From the general point of view, I would base the strategy on the short term goals and long-term goals, and would develop the activities accordingly.
There are many different channels that can be tested, but the first questions must be asked before getting into them: 1) target audience 2) they're biggest problems and dreams 3) where do they spend time 4) what are your goals 5) what is the budget.
If press is working fine, continue that, just find a way to convert that exposure better - if people come to your website, do you have any lead magnets to offer in order to get their email addresses? Do you have a set autoresponder campaign? Do you use remarketing on Facebook or Adwords to bring those visitors back?
Content creation is a major driver of organic traffic, but again, it would depend on the product and the competition. You mentiond your customers are asking questions, so you probably have a lot of space to create educational/informational content on your site that would drive organic traffic and could also be used for paid campaigns - promoting them on social networks with ads.
Search Engine Marketing, Adwords & BIng, could also be an option, depending on the competition and your budget - some keywords are much more expensive than the others, but you might find ways to bid on very specific long-tail keywords that convert very well on the site at a reasonable price.

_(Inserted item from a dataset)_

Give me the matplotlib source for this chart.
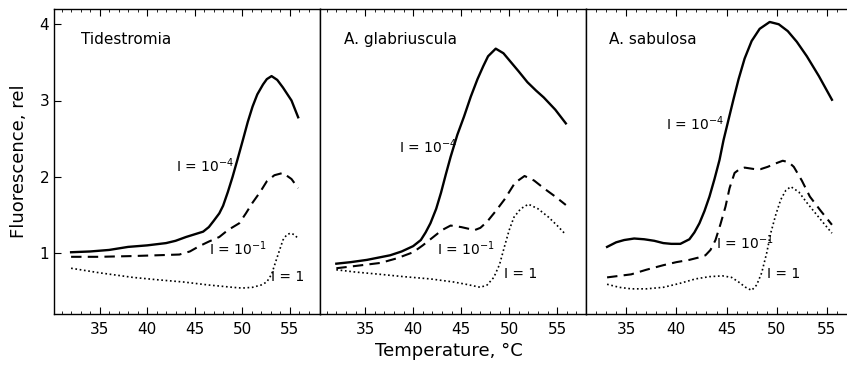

To sum up - it's really, really difficult to tell without knowing more details. The above mentioned things are some of the activities that can be taken. I'd focus primarily on setting the sales funnel in such way that you'd be generating emails first and converting them into sales next.
I'd be more than happy to have a chat with you, in order to learn more about the business, so that we can come up with the best strategy for the promotion. Let me know!
Without understanding the product better it is a little difficult to figure out how to market it. I would develop a thorough marketing plan based on the demographics of your very specific target buyer. Make sure you understand where and when they make the purchase decision. Is it only online? Store?
Where would they learn and read about it? What is your marketing budget?
If you want a real answer to this question that addresses your needs and gets you moving, I think there are 20-30 questions to be answered first.
Marketing is multi faceted and there are over 30 viable marketing medians you could actively consider or try to estimate ROI on. Should be a combination of online/traditional marketing.
If you haven't already, you need to determine your marketing objective. Without clear objectives driving your marketing efforts, how can you tell if you’re moving in the right direction and implementing the right strategies along the way?
To define that, you need to know the specific marketing objectives you’re working towards before you can start executing against any sort of plan. One tried-and-true framework is the S.M.A.R.T. approach, which means all of your objectives should be Specific, Measurable, Attainable, Realistic and Time bound. You can read more about that method in this blog I wrote: http://www.fieldboom.com/blog/marketing-objectives/.
You can also use the inbound marketing funnel to meet your objective. The key to marketing is to realize that the funnel is a linear, sequential process. You can’t skip ToFu and MoFu and turn strangers into customers. Everyone has to proceed through your funnel in order. Top, middle, then bottom. No exceptions.
Basically, start with your marketing objective and then measure it.